*Work required:*
Would you write out the listing verbatim and skip every picture in it?

*Available data:*

◇ ◇ ◇ ◇

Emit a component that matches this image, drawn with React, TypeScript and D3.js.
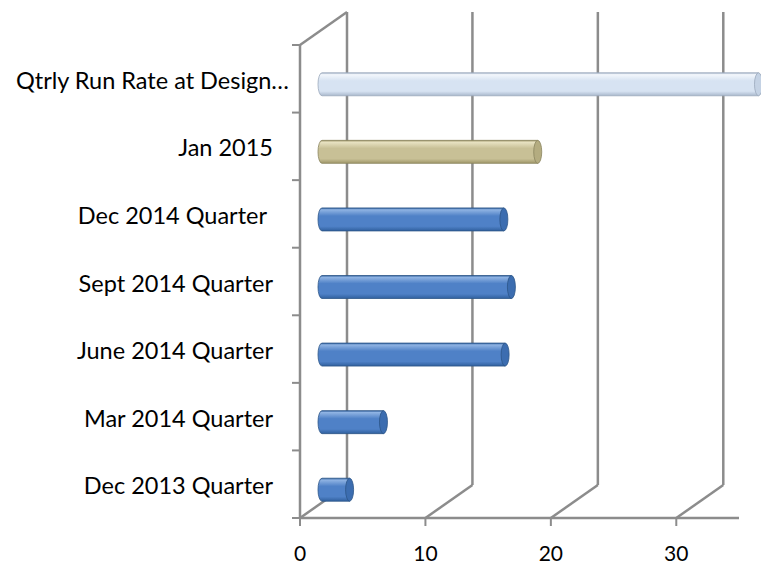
import React from "react";
import * as d3 from "d3";

// categories top to bottom, as they appear
const categories = [
  "Qtrly Run Rate at Design…",
  "Jan 2015",
  "Dec 2014 Quarter",
  "Sept 2014 Quarter",
  "June 2014 Quarter",
  "Mar 2014 Quarter",
  "Dec 2013 Quarter",
];
const values = [34.8, 17.2, 14.5, 15.1, 14.6, 4.9, 2.2];
const barKind = ["light", "tan", "blue", "blue", "blue", "blue", "blue"];
const xTicks = [0, 10, 20, 30];

const W = 761;
const H = 567;
const gridColor = "#8c8c8c";
const font = "Lato, 'Open Sans', sans-serif";

// 3d depth of the plot box
const depthX = 47;
const depthY = -33;

const palettes: Record<string, { top: string; mid: string; bot: string; cap: string; edge: string }> = {
  blue: { top: "#8fb3e3", mid: "#4f81c7", bot: "#30609e", cap: "#3c6db0", edge: "#2c5588" },
  tan: { top: "#e8e2c2", mid: "#c8c096", bot: "#9e9668", cap: "#b4ac80", edge: "#8a845e" },
  light: { top: "#f3f7fc", mid: "#d7e3f2", bot: "#a9b8cc", cap: "#c4d2e4", edge: "#9aa8bb" },
};

export default function App() {
  const x = d3.scaleLinear().domain([0, 35]).range([300, 739]);
  const y = d3.scaleBand().domain(categories).range([45, 518]).padding(0);
  const bottom = 518;
  const top = 45;
  const barH = 23;
  const halfDX = 22;
  const barShift = 5.5;

  const bandEdges = d3.range(categories.length + 1).map((i) => top + i * y.step());

  return (
    <svg width={W} height={H} style={{ position: "absolute", left: 0, top: 0 }}>
      <defs>
        {Object.entries(palettes).map(([k, p]) => (
          <linearGradient key={k} id={`g-${k}`} x1="0" y1="0" x2="0" y2="1">
            <stop offset="0" stopColor={p.bot} />
            <stop offset="0.08" stopColor={p.top} />
            <stop offset="0.35" stopColor={p.mid} />
            <stop offset="0.8" stopColor={p.mid} />
            <stop offset="1" stopColor={p.bot} />
          </linearGradient>
        ))}
      </defs>
      <rect width={W} height={H} fill="#fff" />

      {/* back gridlines and floor diagonals */}
      {xTicks.map((t) => (
        <g key={t} stroke={gridColor} strokeWidth={2.5} fill="none">
          <line x1={x(t) + depthX} y1={bottom + depthY} x2={x(t) + depthX} y2={top + depthY} />
          <line x1={x(t)} y1={bottom} x2={x(t) + depthX} y2={bottom + depthY} />
        </g>
      ))}
      <line x1={x(0)} y1={top} x2={x(0) + depthX} y2={top + depthY} stroke={gridColor} strokeWidth={2.5} />

      {/* bars as cylinders */}
      {categories.map((c, i) => {
        const p = palettes[barKind[i]];
        const cy = (y(c) as number) + y.bandwidth() / 2 + barShift;
        const x0 = x(0) + halfDX;
        const x1 = x(values[i]) + halfDX;
        const rx = 4;
        const y0 = cy - barH / 2;
        return (
          <g key={c}>
            <path
              d={`M${x1},${y0} L${x0},${y0} A${rx},${barH / 2} 0 0 0 ${x0},${y0 + barH} L${x1},${y0 + barH} Z`}
              fill={`url(#g-${barKind[i]})`}
              stroke={p.edge}
              strokeWidth={0.8}
            />
            <ellipse cx={x1} cy={cy} rx={rx} ry={barH / 2} fill={p.cap} stroke={p.edge} strokeWidth={0.8} />
          </g>
        );
      })}

      {/* front axes */}
      <line x1={x(0)} y1={top} x2={x(0)} y2={bottom} stroke={gridColor} strokeWidth={2.5} />
      <line x1={x(0)} y1={bottom} x2={x(35)} y2={bottom} stroke={gridColor} strokeWidth={2.5} />
      {bandEdges.map((e, i) => (
        <line key={i} x1={x(0) - 8} y1={e} x2={x(0)} y2={e} stroke={gridColor} strokeWidth={2} />
      ))}
      {xTicks.map((t) => (
        <g key={t}>
          <line x1={x(t)} y1={bottom} x2={x(t)} y2={bottom + 8} stroke={gridColor} strokeWidth={2} />
          <text x={x(t)} y={561} textAnchor="middle" fontFamily={font} fontSize={21} fill="#000">
            {t}
          </text>
        </g>
      ))}

      {/* category labels */}
      {categories.map((c, i) => {
        const base = (y(c) as number) + y.bandwidth() / 2 + 10;
        const endX = i === 0 ? 289 : i === 2 ? 267 : 273;
        return (
          <text key={c} x={endX} y={base} textAnchor="end" fontFamily={font} fontSize={23.5} fill="#000">
            {c}
          </text>
        );
      })}
    </svg>
  );
}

◇ ◇ ◇ ◇

*Answer to the exercise:*
Emit a component that matches this image, drawn with React, TypeScript and D3.js.
import React from "react";
import * as d3 from "d3";

// categories top to bottom, as they appear
const categories = [
  "Qtrly Run Rate at Design…",
  "Jan 2015",
  "Dec 2014 Quarter",
  "Sept 2014 Quarter",
  "June 2014 Quarter",
  "Mar 2014 Quarter",
  "Dec 2013 Quarter",
];
const values = [34.8, 17.2, 14.5, 15.1, 14.6, 4.9, 2.2];
const barKind = ["light", "tan", "blue", "blue", "blue", "blue", "blue"];
const xTicks = [0, 10, 20, 30];

const W = 761;
const H = 567;
const gridColor = "#8c8c8c";
const font = "Lato, 'Open Sans', sans-serif";

// 3d depth of the plot box
const depthX = 47;
const depthY = -33;

const palettes: Record<string, { top: string; mid: string; bot: string; cap: string; edge: string }> = {
  blue: { top: "#8fb3e3", mid: "#4f81c7", bot: "#30609e", cap: "#3c6db0", edge: "#2c5588" },
  tan: { top: "#e8e2c2", mid: "#c8c096", bot: "#9e9668", cap: "#b4ac80", edge: "#8a845e" },
  light: { top: "#f3f7fc", mid: "#d7e3f2", bot: "#a9b8cc", cap: "#c4d2e4", edge: "#9aa8bb" },
};

export default function App() {
  const x = d3.scaleLinear().domain([0, 35]).range([300, 739]);
  const y = d3.scaleBand().domain(categories).range([45, 518]).padding(0);
  const bottom = 518;
  const top = 45;
  const barH = 23;
  const halfDX = 22;
  const barShift = 5.5;

  const bandEdges = d3.range(categories.length + 1).map((i) => top + i * y.step());

  return (
    <svg width={W} height={H} style={{ position: "absolute", left: 0, top: 0 }}>
      <defs>
        {Object.entries(palettes).map(([k, p]) => (
          <linearGradient key={k} id={`g-${k}`} x1="0" y1="0" x2="0" y2="1">
            <stop offset="0" stopColor={p.bot} />
            <stop offset="0.08" stopColor={p.top} />
            <stop offset="0.35" stopColor={p.mid} />
            <stop offset="0.8" stopColor={p.mid} />
            <stop offset="1" stopColor={p.bot} />
          </linearGradient>
        ))}
      </defs>
      <rect width={W} height={H} fill="#fff" />

      {/* back gridlines and floor diagonals */}
      {xTicks.map((t) => (
        <g key={t} stroke={gridColor} strokeWidth={2.5} fill="none">
          <line x1={x(t) + depthX} y1={bottom + depthY} x2={x(t) + depthX} y2={top + depthY} />
          <line x1={x(t)} y1={bottom} x2={x(t) + depthX} y2={bottom + depthY} />
        </g>
      ))}
      <line x1={x(0)} y1={top} x2={x(0) + depthX} y2={top + depthY} stroke={gridColor} strokeWidth={2.5} />

      {/* bars as cylinders */}
      {categories.map((c, i) => {
        const p = palettes[barKind[i]];
        const cy = (y(c) as number) + y.bandwidth() / 2 + barShift;
        const x0 = x(0) + halfDX;
        const x1 = x(values[i]) + halfDX;
        const rx = 4;
        const y0 = cy - barH / 2;
        return (
          <g key={c}>
            <path
              d={`M${x1},${y0} L${x0},${y0} A${rx},${barH / 2} 0 0 0 ${x0},${y0 + barH} L${x1},${y0 + barH} Z`}
              fill={`url(#g-${barKind[i]})`}
              stroke={p.edge}
              strokeWidth={0.8}
            />
            <ellipse cx={x1} cy={cy} rx={rx} ry={barH / 2} fill={p.cap} stroke={p.edge} strokeWidth={0.8} />
          </g>
        );
      })}

      {/* front axes */}
      <line x1={x(0)} y1={top} x2={x(0)} y2={bottom} stroke={gridColor} strokeWidth={2.5} />
      <line x1={x(0)} y1={bottom} x2={x(35)} y2={bottom} stroke={gridColor} strokeWidth={2.5} />
      {bandEdges.map((e, i) => (
        <line key={i} x1={x(0) - 8} y1={e} x2={x(0)} y2={e} stroke={gridColor} strokeWidth={2} />
      ))}
      {xTicks.map((t) => (
        <g key={t}>
          <line x1={x(t)} y1={bottom} x2={x(t)} y2={bottom + 8} stroke={gridColor} strokeWidth={2} />
          <text x={x(t)} y={561} textAnchor="middle" fontFamily={font} fontSize={21} fill="#000">
            {t}
          </text>
        </g>
      ))}

      {/* category labels */}
      {categories.map((c, i) => {
        const base = (y(c) as number) + y.bandwidth() / 2 + 10;
        const endX = i === 0 ? 289 : i === 2 ? 267 : 273;
        return (
          <text key={c} x={endX} y={base} textAnchor="end" fontFamily={font} fontSize={23.5} fill="#000">
            {c}
          </text>
        );
      })}
    </svg>
  );
}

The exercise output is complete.